Do not copy the pictures; transcribe all other material exactly.
[Begin Supplied material]
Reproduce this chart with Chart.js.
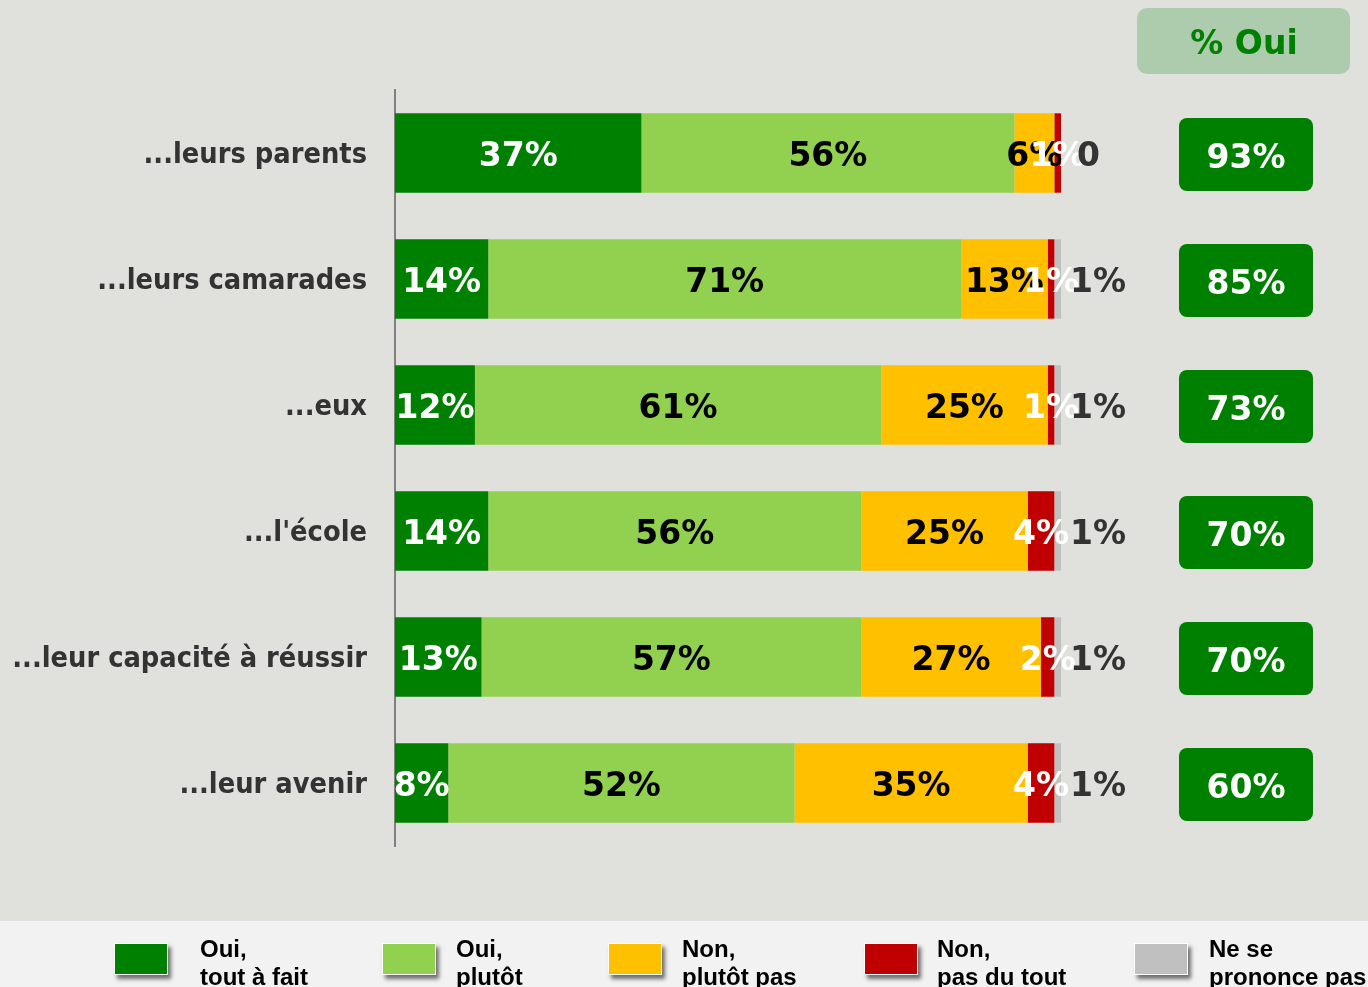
<!DOCTYPE html>
<html>
<head>
<meta charset="utf-8">
<script src="https://cdn.jsdelivr.net/npm/chart.js@4.4.1/dist/chart.umd.min.js"></script>
<style>
  html, body { margin: 0; padding: 0; background: #E0E0DC; }
  #wrap { width: 1368px; height: 987px; }
</style>
</head>
<body>
<div id="wrap"><canvas id="chart"></canvas></div>
<script>
// categories and series (percent)
const categories = ['...leurs parents', '...leurs camarades', '...eux', "...l'école", '...leur capacité à réussir', '...leur avenir'];
const ouiToutAFait = [37, 14, 12, 14, 13, 8];
const ouiPlutot = [56, 71, 61, 56, 57, 52];
const nonPlutotPas = [6, 13, 25, 25, 27, 35];
const nonPasDuTout = [1, 1, 1, 4, 2, 4];
const nsp = [0, 1, 1, 1, 1, 1];
const seriesNames = [['Oui,', 'tout à fait'], ['Oui,', 'plutôt'], ['Non,', 'plutôt pas'], ['Non,', 'pas du tout'], ['Ne se', 'prononce pas']];
const pctOui = ouiToutAFait.map((v, i) => v + ouiPlutot[i]);

const colors = ['#008000', '#92D050', '#FFC000', '#C00000', '#C0C0C0'];
const labelColors = ['#ffffff', '#000000', '#000000', '#ffffff', '#333333'];
const bigFont = 'bold 33px "DejaVu Sans"';

function roundRect(ctx, x, y, w, h, r) {
    ctx.beginPath();
    ctx.moveTo(x + r, y);
    ctx.arcTo(x + w, y, x + w, y + h, r);
    ctx.arcTo(x + w, y + h, x, y + h, r);
    ctx.arcTo(x, y + h, x, y, r);
    ctx.arcTo(x, y, x + w, y, r);
    ctx.closePath();
}

// background + legend strip
const backdrop = {
    id: 'backdrop',
    beforeDraw(chart) {
        const ctx = chart.ctx;
        ctx.save();
        ctx.fillStyle = '#E0E0DC';
        ctx.fillRect(0, 0, chart.width, chart.height);
        ctx.fillStyle = '#F2F2F2';
        ctx.fillRect(0, 921, chart.width, chart.height - 921);
        ctx.restore();
    }
};

// value labels on the bars
const barLabels = {
    id: 'barLabels',
    afterDatasetsDraw(chart) {
        const ctx = chart.ctx;
        ctx.save();
        ctx.font = bigFont;
        ctx.textBaseline = 'middle';
        chart.data.datasets.forEach((ds, di) => {
            const meta = chart.getDatasetMeta(di);
            meta.data.forEach((bar, i) => {
                const v = ds.data[i];
                const txt = v === 0 ? '0' : v + '%';
                ctx.fillStyle = labelColors[di];
                if (di === 4) {
                    ctx.textAlign = 'left';
                    ctx.fillText(txt, bar.x + (v === 0 ? 16 : 9), bar.y + 4);
                } else {
                    ctx.textAlign = 'center';
                    ctx.fillText(txt, (bar.x + bar.base) / 2, bar.y + 4);
                }
            });
        });
        ctx.restore();
    }
};

// "% Oui" column
const ouiColumn = {
    id: 'ouiColumn',
    afterDraw(chart) {
        const ctx = chart.ctx;
        const yScale = chart.scales.y;
        ctx.save();
        ctx.fillStyle = '#ADCBAD';
        roundRect(ctx, 1137, 8, 213, 66, 10);
        ctx.fill();
        ctx.font = bigFont;
        ctx.textAlign = 'center';
        ctx.textBaseline = 'middle';
        ctx.fillStyle = '#008000';
        ctx.fillText('% Oui', 1244, 45);
        pctOui.forEach((v, i) => {
            const cy = yScale.getPixelForValue(i) + 1;
            ctx.fillStyle = '#008000';
            roundRect(ctx, 1179, cy - 36, 134, 73, 8);
            ctx.fill();
            ctx.fillStyle = '#ffffff';
            ctx.fillText(v + '%', 1246, cy + 5);
        });
        ctx.restore();
    }
};

// bottom legend with shadowed swatches
const bottomLegend = {
    id: 'bottomLegend',
    afterDraw(chart) {
        const ctx = chart.ctx;
        const swatchX = [115, 383, 609, 865, 1135];
        const textX = [200, 456, 682, 937, 1209];
        ctx.save();
        seriesNames.forEach((lines, i) => {
            ctx.save();
            ctx.shadowColor = 'rgba(0,0,0,0.55)';
            ctx.shadowBlur = 4;
            ctx.shadowOffsetX = 3;
            ctx.shadowOffsetY = 4;
            ctx.fillStyle = '#ffffff';
            ctx.fillRect(swatchX[i] - 1, 943, 54, 32);
            ctx.restore();
            ctx.fillStyle = colors[i];
            ctx.fillRect(swatchX[i], 944, 52, 30);
            ctx.fillStyle = '#000000';
            ctx.font = 'bold 24px "Liberation Sans"';
            ctx.textAlign = 'left';
            ctx.textBaseline = 'alphabetic';
            ctx.fillText(lines[0], textX[i], 957);
            ctx.fillText(lines[1], textX[i], 985);
        });
        ctx.restore();
    }
};

const seriesData = [ouiToutAFait, ouiPlutot, nonPlutotPas, nonPasDuTout, nsp];

new Chart(document.getElementById('chart'), {
    type: 'bar',
    data: {
        labels: categories,
        datasets: seriesData.map((d, i) => ({
            label: seriesNames[i].join(' '),
            data: d,
            backgroundColor: colors[i],
            borderWidth: 0,
            barPercentage: 0.63,
            categoryPercentage: 1
        }))
    },
    options: {
        indexAxis: 'y',
        responsive: true,
        maintainAspectRatio: false,
        animation: false,
        devicePixelRatio: 1,
        layout: { padding: { top: 90, bottom: 141, left: 0, right: 307 } },
        scales: {
            x: {
                stacked: true,
                min: 0,
                max: 100,
                display: false
            },
            y: {
                stacked: true,
                afterFit(scale) { scale.width = 395; },
                grid: { display: false },
                border: { display: true, color: '#808080', width: 2 },
                ticks: {
                    color: '#333333',
                    padding: 20,
                    labelOffset: 3,
                    font: { family: '"DejaVu Sans Condensed", "DejaVu Sans"', weight: 'bold', size: 28.7 }
                }
            }
        },
        plugins: {
            legend: { display: false },
            tooltip: { enabled: false }
        }
    },
    plugins: [backdrop, barLabels, ouiColumn, bottomLegend]
});
</script>
</body>
</html>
[End Supplied material]
» Response below:
Reproduce this chart with Chart.js.
<!DOCTYPE html>
<html>
<head>
<meta charset="utf-8">
<script src="https://cdn.jsdelivr.net/npm/chart.js@4.4.1/dist/chart.umd.min.js"></script>
<style>
  html, body { margin: 0; padding: 0; background: #E0E0DC; }
  #wrap { width: 1368px; height: 987px; }
</style>
</head>
<body>
<div id="wrap"><canvas id="chart"></canvas></div>
<script>
// categories and series (percent)
const categories = ['...leurs parents', '...leurs camarades', '...eux', "...l'école", '...leur capacité à réussir', '...leur avenir'];
const ouiToutAFait = [37, 14, 12, 14, 13, 8];
const ouiPlutot = [56, 71, 61, 56, 57, 52];
const nonPlutotPas = [6, 13, 25, 25, 27, 35];
const nonPasDuTout = [1, 1, 1, 4, 2, 4];
const nsp = [0, 1, 1, 1, 1, 1];
const seriesNames = [['Oui,', 'tout à fait'], ['Oui,', 'plutôt'], ['Non,', 'plutôt pas'], ['Non,', 'pas du tout'], ['Ne se', 'prononce pas']];
const pctOui = ouiToutAFait.map((v, i) => v + ouiPlutot[i]);

const colors = ['#008000', '#92D050', '#FFC000', '#C00000', '#C0C0C0'];
const labelColors = ['#ffffff', '#000000', '#000000', '#ffffff', '#333333'];
const bigFont = 'bold 33px "DejaVu Sans"';

function roundRect(ctx, x, y, w, h, r) {
    ctx.beginPath();
    ctx.moveTo(x + r, y);
    ctx.arcTo(x + w, y, x + w, y + h, r);
    ctx.arcTo(x + w, y + h, x, y + h, r);
    ctx.arcTo(x, y + h, x, y, r);
    ctx.arcTo(x, y, x + w, y, r);
    ctx.closePath();
}

// background + legend strip
const backdrop = {
    id: 'backdrop',
    beforeDraw(chart) {
        const ctx = chart.ctx;
        ctx.save();
        ctx.fillStyle = '#E0E0DC';
        ctx.fillRect(0, 0, chart.width, chart.height);
        ctx.fillStyle = '#F2F2F2';
        ctx.fillRect(0, 921, chart.width, chart.height - 921);
        ctx.restore();
    }
};

// value labels on the bars
const barLabels = {
    id: 'barLabels',
    afterDatasetsDraw(chart) {
        const ctx = chart.ctx;
        ctx.save();
        ctx.font = bigFont;
        ctx.textBaseline = 'middle';
        chart.data.datasets.forEach((ds, di) => {
            const meta = chart.getDatasetMeta(di);
            meta.data.forEach((bar, i) => {
                const v = ds.data[i];
                const txt = v === 0 ? '0' : v + '%';
                ctx.fillStyle = labelColors[di];
                if (di === 4) {
                    ctx.textAlign = 'left';
                    ctx.fillText(txt, bar.x + (v === 0 ? 16 : 9), bar.y + 4);
                } else {
                    ctx.textAlign = 'center';
                    ctx.fillText(txt, (bar.x + bar.base) / 2, bar.y + 4);
                }
            });
        });
        ctx.restore();
    }
};

// "% Oui" column
const ouiColumn = {
    id: 'ouiColumn',
    afterDraw(chart) {
        const ctx = chart.ctx;
        const yScale = chart.scales.y;
        ctx.save();
        ctx.fillStyle = '#ADCBAD';
        roundRect(ctx, 1137, 8, 213, 66, 10);
        ctx.fill();
        ctx.font = bigFont;
        ctx.textAlign = 'center';
        ctx.textBaseline = 'middle';
        ctx.fillStyle = '#008000';
        ctx.fillText('% Oui', 1244, 45);
        pctOui.forEach((v, i) => {
            const cy = yScale.getPixelForValue(i) + 1;
            ctx.fillStyle = '#008000';
            roundRect(ctx, 1179, cy - 36, 134, 73, 8);
            ctx.fill();
            ctx.fillStyle = '#ffffff';
            ctx.fillText(v + '%', 1246, cy + 5);
        });
        ctx.restore();
    }
};

// bottom legend with shadowed swatches
const bottomLegend = {
    id: 'bottomLegend',
    afterDraw(chart) {
        const ctx = chart.ctx;
        const swatchX = [115, 383, 609, 865, 1135];
        const textX = [200, 456, 682, 937, 1209];
        ctx.save();
        seriesNames.forEach((lines, i) => {
            ctx.save();
            ctx.shadowColor = 'rgba(0,0,0,0.55)';
            ctx.shadowBlur = 4;
            ctx.shadowOffsetX = 3;
            ctx.shadowOffsetY = 4;
            ctx.fillStyle = '#ffffff';
            ctx.fillRect(swatchX[i] - 1, 943, 54, 32);
            ctx.restore();
            ctx.fillStyle = colors[i];
            ctx.fillRect(swatchX[i], 944, 52, 30);
            ctx.fillStyle = '#000000';
            ctx.font = 'bold 24px "Liberation Sans"';
            ctx.textAlign = 'left';
            ctx.textBaseline = 'alphabetic';
            ctx.fillText(lines[0], textX[i], 957);
            ctx.fillText(lines[1], textX[i], 985);
        });
        ctx.restore();
    }
};

const seriesData = [ouiToutAFait, ouiPlutot, nonPlutotPas, nonPasDuTout, nsp];

new Chart(document.getElementById('chart'), {
    type: 'bar',
    data: {
        labels: categories,
        datasets: seriesData.map((d, i) => ({
            label: seriesNames[i].join(' '),
            data: d,
            backgroundColor: colors[i],
            borderWidth: 0,
            barPercentage: 0.63,
            categoryPercentage: 1
        }))
    },
    options: {
        indexAxis: 'y',
        responsive: true,
        maintainAspectRatio: false,
        animation: false,
        devicePixelRatio: 1,
        layout: { padding: { top: 90, bottom: 141, left: 0, right: 307 } },
        scales: {
            x: {
                stacked: true,
                min: 0,
                max: 100,
                display: false
            },
            y: {
                stacked: true,
                afterFit(scale) { scale.width = 395; },
                grid: { display: false },
                border: { display: true, color: '#808080', width: 2 },
                ticks: {
                    color: '#333333',
                    padding: 20,
                    labelOffset: 3,
                    font: { family: '"DejaVu Sans Condensed", "DejaVu Sans"', weight: 'bold', size: 28.7 }
                }
            }
        },
        plugins: {
            legend: { display: false },
            tooltip: { enabled: false }
        }
    },
    plugins: [backdrop, barLabels, ouiColumn, bottomLegend]
});
</script>
</body>
</html>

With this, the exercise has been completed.